Dr Chee L Khoo, 14th June 2019
We all know how frustrating it is regaining the weight that you have lost. All those hard earned efforts down the drain. You often wonder why it happens to you. Well, you are not alone. “Most” people who successfully lose weight regain them over months and sometimes years.
You sometimes wonder whether it is all worth it.
Of course it’s worth it. All the effort actually brings benefits even years later. This is especially true in patients newly diagnosed with diabetes. Significant weight loss at the beginning translate to reduction in heart disease rates years later.

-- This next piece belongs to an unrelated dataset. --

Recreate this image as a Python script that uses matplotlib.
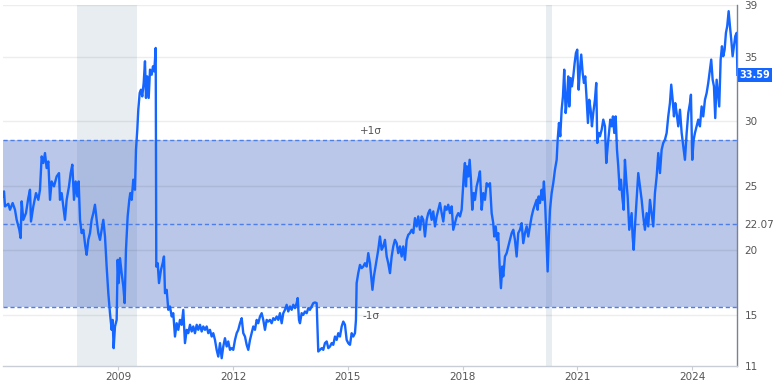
import matplotlib
matplotlib.use("Agg")
import matplotlib.pyplot as plt

# ---------------- data ----------------
years = [
 2005.979,2006.014,2006.040,2006.127,2006.170,2006.240,2006.301,2006.345,2006.414,2006.449,
 2006.475,2006.519,2006.588,2006.649,2006.693,2006.719,2006.780,2006.850,2006.911,2006.954,
 2006.998,2007.041,2007.085,2007.128,2007.172,2007.216,2007.259,2007.320,2007.390,2007.451,
 2007.477,2007.520,2007.564,2007.607,2007.651,2007.712,2007.756,2007.799,2007.843,2007.886,
 2007.930,2007.965,2008.000,2008.043,2008.087,2008.139,2008.174,2008.217,2008.261,2008.304,
 2008.348,2008.391,2008.435,2008.478,2008.522,2008.566,2008.609,2008.653,2008.696,2008.740,
 2008.783,2008.827,2008.853,2008.879,2008.914,2008.958,2008.984,2009.010,2009.045,2009.088,
 2009.132,2009.167,2009.201,2009.245,2009.288,2009.314,2009.350,2009.392,2009.436,2009.463,
 2009.497,2009.523,2009.560,2009.593,2009.627,2009.664,2009.698,2009.724,2009.758,2009.795,
 2009.829,2009.873,2009.907,2009.941,2009.978,2009.993,2010.030,2010.064,2010.116,2010.160,
 2010.194,2010.221,2010.265,2010.307,2010.351,2010.396,2010.437,2010.482,2010.526,2010.568,
 2010.612,2010.657,2010.699,2010.743,2010.788,2010.829,2010.874,2010.918,2010.960,2011.004,
 2011.049,2011.091,2011.135,2011.179,2011.221,2011.266,2011.310,2011.352,2011.396,2011.441,
 2011.482,2011.527,2011.571,2011.613,2011.658,2011.702,2011.744,2011.788,2011.833,2011.874,
 2011.919,2011.963,2012.005,2012.050,2012.094,2012.136,2012.180,2012.225,2012.267,2012.311,
 2012.355,2012.397,2012.442,2012.486,2012.528,2012.572,2012.617,2012.658,2012.703,2012.747,
 2012.789,2012.833,2012.878,2012.920,2012.964,2013.008,2013.050,2013.095,2013.139,2013.181,
 2013.225,2013.270,2013.312,2013.356,2013.400,2013.442,2013.487,2013.531,2013.573,2013.617,
 2013.662,2013.688,2013.722,2013.748,2013.792,2013.834,2013.879,2013.923,2013.965,2014.009,
 2014.054,2014.096,2014.140,2014.184,2014.226,2014.271,2014.315,2014.357,2014.401,2014.446,
 2014.488,2014.532,2014.576,2014.618,2014.663,2014.707,2014.749,2014.793,2014.838,2014.880,
 2014.924,2014.968,2015.010,2015.055,2015.099,2015.141,2015.185,2015.211,2015.229,2015.271,
 2015.316,2015.360,2015.402,2015.446,2015.491,2015.533,2015.577,2015.642,2015.681,2015.752,
 2015.794,2015.838,2015.883,2015.925,2015.969,2016.014,2016.055,2016.100,2016.144,2016.186,
 2016.230,2016.275,2016.317,2016.361,2016.405,2016.447,2016.492,2016.536,2016.578,2016.622,
 2016.667,2016.709,2016.753,2016.797,2016.839,2016.884,2016.928,2016.970,2017.014,2017.059,
 2017.101,2017.145,2017.189,2017.231,2017.276,2017.320,2017.362,2017.406,2017.451,2017.493,
 2017.537,2017.581,2017.623,2017.668,2017.712,2017.754,2017.798,2017.843,2017.885,2017.929,
 2017.973,2018.000,2018.033,2018.059,2018.086,2018.112,2018.146,2018.182,2018.216,2018.250,
 2018.287,2018.321,2018.365,2018.407,2018.451,2018.496,2018.538,2018.582,2018.627,2018.668,
 2018.713,2018.757,2018.799,2018.825,2018.862,2018.896,2018.929,2018.966,2019.000,2019.034,
 2019.060,2019.105,2019.149,2019.191,2019.235,2019.280,2019.322,2019.366,2019.410,2019.452,
 2019.497,2019.541,2019.583,2019.627,2019.672,2019.713,2019.758,2019.802,2019.844,2019.889,
 2019.933,2019.959,2019.985,2020.019,2020.063,2020.090,2020.123,2020.158,2020.194,2020.220,
 2020.254,2020.281,2020.325,2020.367,2020.411,2020.456,2020.482,2020.516,2020.550,2020.586,
 2020.620,2020.654,2020.691,2020.725,2020.759,2020.785,2020.822,2020.856,2020.890,2020.926,
 2020.960,2020.994,2021.030,2021.064,2021.098,2021.135,2021.169,2021.203,2021.240,2021.273,
 2021.307,2021.344,2021.378,2021.412,2021.456,2021.490,2021.517,2021.553,2021.587,2021.632,
 2021.674,2021.718,2021.752,2021.789,2021.823,2021.857,2021.893,2021.927,2021.961,2021.998,
 2022.032,2022.066,2022.102,2022.136,2022.170,2022.207,2022.240,2022.274,2022.311,2022.353,
 2022.415,2022.441,2022.468,2022.502,2022.546,2022.588,2022.632,2022.677,2022.719,2022.763,
 2022.807,2022.849,2022.894,2022.938,2022.980,2023.024,2023.069,2023.111,2023.155,2023.199,
 2023.241,2023.286,2023.330,2023.372,2023.416,2023.450,2023.487,2023.521,2023.555,2023.591,
 2023.633,2023.678,2023.722,2023.764,2023.808,2023.853,2023.895,2023.939,2023.965,2023.999,
 2024.036,2024.070,2024.114,2024.156,2024.200,2024.244,2024.286,2024.331,2024.375,2024.417,
 2024.461,2024.495,2024.532,2024.566,2024.600,2024.636,2024.671,2024.704,2024.741,2024.775,
 2024.809,2024.845,2024.879,2024.913,2024.950,2024.984,2025.018,2025.054,2025.088,2025.123,
 2025.159,2025.180,
]
values = [
 24.17,24.56,23.40,23.60,23.14,23.66,23.14,22.36,21.59,20.95,
 23.79,22.36,22.88,24.05,24.69,22.23,23.40,24.43,23.91,24.69,
 27.27,26.76,27.53,26.37,26.88,23.91,25.33,24.95,25.72,25.98,
 23.91,24.43,23.40,22.36,23.91,24.95,25.98,26.63,23.91,25.33,
 24.17,25.33,22.36,21.33,21.59,20.30,19.65,20.81,21.33,22.36,
 22.88,23.53,22.36,21.33,20.81,21.59,22.36,21.07,18.74,16.68,
 15.13,13.84,14.61,12.42,14.10,14.61,19.26,17.46,19.39,18.23,
 17.20,15.91,20.04,22.62,23.91,24.43,23.91,25.47,24.69,27.79,
 29.34,30.89,32.19,32.44,31.92,32.96,34.64,31.80,33.47,31.80,
 33.99,33.60,34.25,33.86,35.67,18.74,19.00,17.46,18.49,19.00,
 19.52,16.68,16.94,15.39,15.65,14.87,15.13,13.32,14.35,13.84,
 14.61,14.23,15.39,12.81,13.84,13.58,14.23,13.71,14.10,13.58,
 14.23,13.84,14.23,13.71,14.10,13.84,14.10,13.58,13.84,13.32,
 13.58,13.06,12.29,11.77,12.81,11.64,12.55,13.19,12.55,12.94,
 12.29,12.42,12.29,13.06,13.58,13.84,14.35,14.74,13.58,13.32,
 12.68,12.29,13.06,13.58,14.10,13.84,14.61,14.35,14.87,15.13,
 14.61,13.84,14.61,14.48,14.61,14.35,14.74,14.61,14.87,14.61,
 15.13,14.35,15.13,15.39,15.78,15.26,15.65,15.39,15.78,15.52,
 15.91,16.30,14.61,14.35,15.13,15.00,15.26,15.13,15.52,15.39,
 15.65,15.91,15.96,15.91,12.16,12.29,12.42,12.29,12.81,12.94,
 12.42,12.55,12.81,12.68,13.32,13.06,13.58,13.32,14.10,14.48,
 14.23,13.06,12.81,12.68,13.58,13.32,13.58,14.61,17.46,18.23,
 18.87,18.62,18.74,19.00,18.74,19.78,19.00,16.94,18.00,19.26,
 20.04,21.07,20.04,20.30,20.81,19.52,19.00,18.23,19.52,20.30,
 20.81,20.55,19.78,20.30,19.52,20.30,19.26,20.81,21.20,21.33,
 21.59,21.33,22.49,21.85,22.62,21.59,22.62,22.36,21.07,22.36,
 22.88,23.14,22.36,23.01,21.85,22.62,23.14,23.66,22.88,22.23,
 23.40,23.14,23.53,22.88,23.40,21.59,22.10,22.62,22.88,22.62,
 23.14,24.43,25.98,26.76,24.95,26.50,25.72,27.01,25.47,23.14,
 24.43,23.91,24.95,25.47,26.11,23.14,24.43,23.91,25.20,24.95,
 25.20,22.88,22.10,21.07,21.85,20.81,21.33,18.74,17.07,18.74,
 17.98,19.52,19.78,20.30,20.81,21.33,21.59,20.81,19.52,21.33,
 21.59,22.10,20.55,21.33,21.85,21.07,21.85,22.62,23.14,23.53,
 23.91,23.14,24.17,23.66,24.69,23.91,25.33,23.40,20.55,18.36,
 21.33,23.14,24.43,25.20,26.24,27.01,28.57,29.86,28.83,30.89,
 31.92,33.99,30.63,31.66,33.47,31.14,33.34,32.70,33.47,34.51,
 35.29,35.54,32.44,33.99,35.16,33.73,32.96,33.47,31.66,29.86,
 31.66,30.89,29.60,30.63,31.66,32.96,28.31,29.09,28.83,29.34,
 30.12,29.60,26.76,28.06,29.09,30.12,29.60,30.37,29.09,30.37,
 27.79,26.50,24.69,25.47,24.17,23.14,27.01,25.47,24.17,21.59,
 22.88,21.07,20.04,21.85,23.91,25.98,24.95,23.91,22.62,21.59,
 22.88,21.85,23.91,22.88,21.85,24.43,25.72,27.53,25.98,27.79,
 28.31,28.57,29.09,30.37,31.40,32.83,31.66,30.37,31.40,30.63,
 29.60,30.89,29.09,28.06,27.01,29.09,30.63,31.40,32.05,27.01,
 28.57,29.09,29.60,30.12,29.60,31.14,30.37,31.66,32.18,32.96,
 33.99,34.77,33.21,32.70,30.24,33.21,32.18,31.14,34.77,35.80,
 35.03,35.54,36.84,37.36,38.52,37.36,36.32,35.03,35.80,36.58,
 36.84,33.59,
]

mean_value = 22.07
sigma = 6.45
last_value = 33.59
recessions = [(2007.92, 2009.50), (2020.17, 2020.33)]
year_ticks = [2009, 2012, 2015, 2018, 2021, 2024]
y_ticks = [11, 15, 20, 25, 30, 35, 39]
x_range = (2005.98, 2025.18)
y_range = (11, 39)

# ---------------- figure ----------------
fig = plt.figure(figsize=(7.73, 3.83), dpi=100)
ax = fig.add_axes([0.0035, 0.0431, 0.9505, 0.9439])

ax.set_xlim(*x_range)
ax.set_ylim(*y_range)

# recession shading
for a, b in recessions:
    ax.axvspan(a, b, color="#e8edf2", zorder=0, lw=0)

# +/- 1 sigma band
ax.axhspan(mean_value - sigma, mean_value + sigma, color=(0.33, 0.45, 0.78),
           alpha=0.40, lw=0, zorder=1)

# gridlines
for g in [15, 20, 25, 30, 35, 39]:
    ax.axhline(g, color="black", alpha=0.07, lw=1.0, zorder=2)

# dashed lines
for lvl in [mean_value - sigma, mean_value, mean_value + sigma]:
    ax.axhline(lvl, color="#4d7fe6", lw=1.0, ls=(0, (3, 2)), zorder=3)

# main line
ax.plot(years, values, color="#1565ff", lw=1.7, zorder=4, solid_joinstyle="round")

# sigma labels
ax.text(2015.6, mean_value + sigma + 0.35, "+1σ", ha="center", va="bottom",
        fontsize=7.5, color="#555555", zorder=5)
ax.text(2015.6, mean_value - sigma - 0.35, "-1σ", ha="center", va="top",
        fontsize=7.5, color="#555555", zorder=5)

# axes styling
for s in ["top", "left"]:
    ax.spines[s].set_visible(False)
ax.spines["right"].set_color("#7b8190")
ax.spines["right"].set_linewidth(1.0)
ax.spines["bottom"].set_color("#c9cdd6")
ax.spines["bottom"].set_linewidth(1.0)

ax.set_xticks(year_ticks)
ax.set_xticklabels([str(y) for y in year_ticks])
ax.tick_params(axis="x", length=3, color="#c9cdd6", labelsize=7.5,
               labelcolor="#555555", pad=1)

ax.yaxis.tick_right()
ax.set_yticks(y_ticks + [mean_value])
ax.set_yticklabels([str(v) for v in y_ticks] + [f"{mean_value:.2f}"])
ax.tick_params(axis="y", length=0, labelsize=7.5, labelcolor="#555555", pad=5)

# last value box
ax.annotate(f"{last_value:.2f}", xy=(1.0, last_value),
            xycoords=("axes fraction", "data"),
            xytext=(1.5, 0), textcoords="offset points",
            ha="left", va="center", fontsize=7, fontweight="bold", color="white",
            bbox=dict(boxstyle="square,pad=0.2", fc="#1565ff", ec="none"),
            annotation_clip=False, zorder=6)

fig.savefig("out.png", dpi=100)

It’s as if the body remembers the good times!
The Anglo–Danish–Dutch Study of Intensive Treatment in People with Screen-Detected Diabetes in Primary Care (ADDITION)–Cambridge trial had a fresh look at the association of weight change in the year following diabetes diagnosis and 10-year CVD and mortality incidence (9). 24,654 patients from 49 practices in England participated in a diabetes screening program between 2002-2006. 867 participants were diagnosed with type 2 diabetes (T2DM) and were cluster randomised to either intensive treatment or usual care (according to UK diabetes management guidelines).
Intensive treatment included more frequent consultations, provision of educational materials and GP-based academic-detailing sessions encouraging earlier use of medication to improve control of risk factors. The outcomes of interest were CVD events and all-cause mortality. The composite CVD outcome included cardiovascular mortality, non-fatal myocardial infarction, non-fatal stroke, non-traumatic amputation, and revascularisation. They excluded deaths occurring in the year following the assessment of weight change, to reduce the likelihood that weight loss in our study was caused by disease.
Compared with participants who maintained weight, those who lost ≥5% body weight had lower HbA1c, diastolic BP and triacylglycerols at 1 year. At 5 years, these improvements were only apparent among those who had lost ≥10% weight. Losing ≥5% of body weight was associated with a lower hazard of 10-year CVD events compared with maintaining weight (HR 0.52). There were no associations between weight loss and all-cause mortality.
Most patients diagnosed with T2DM are diagnosed in primary care these days. There is no such thing as mild diabetes. Most with diabetes starts mild and invariably will deteriorate over time and the risk of complications starts to accumulate over that time. Moderate weight loss may translate to substantial long-term CVD reduction and may be an achievable target in primary care.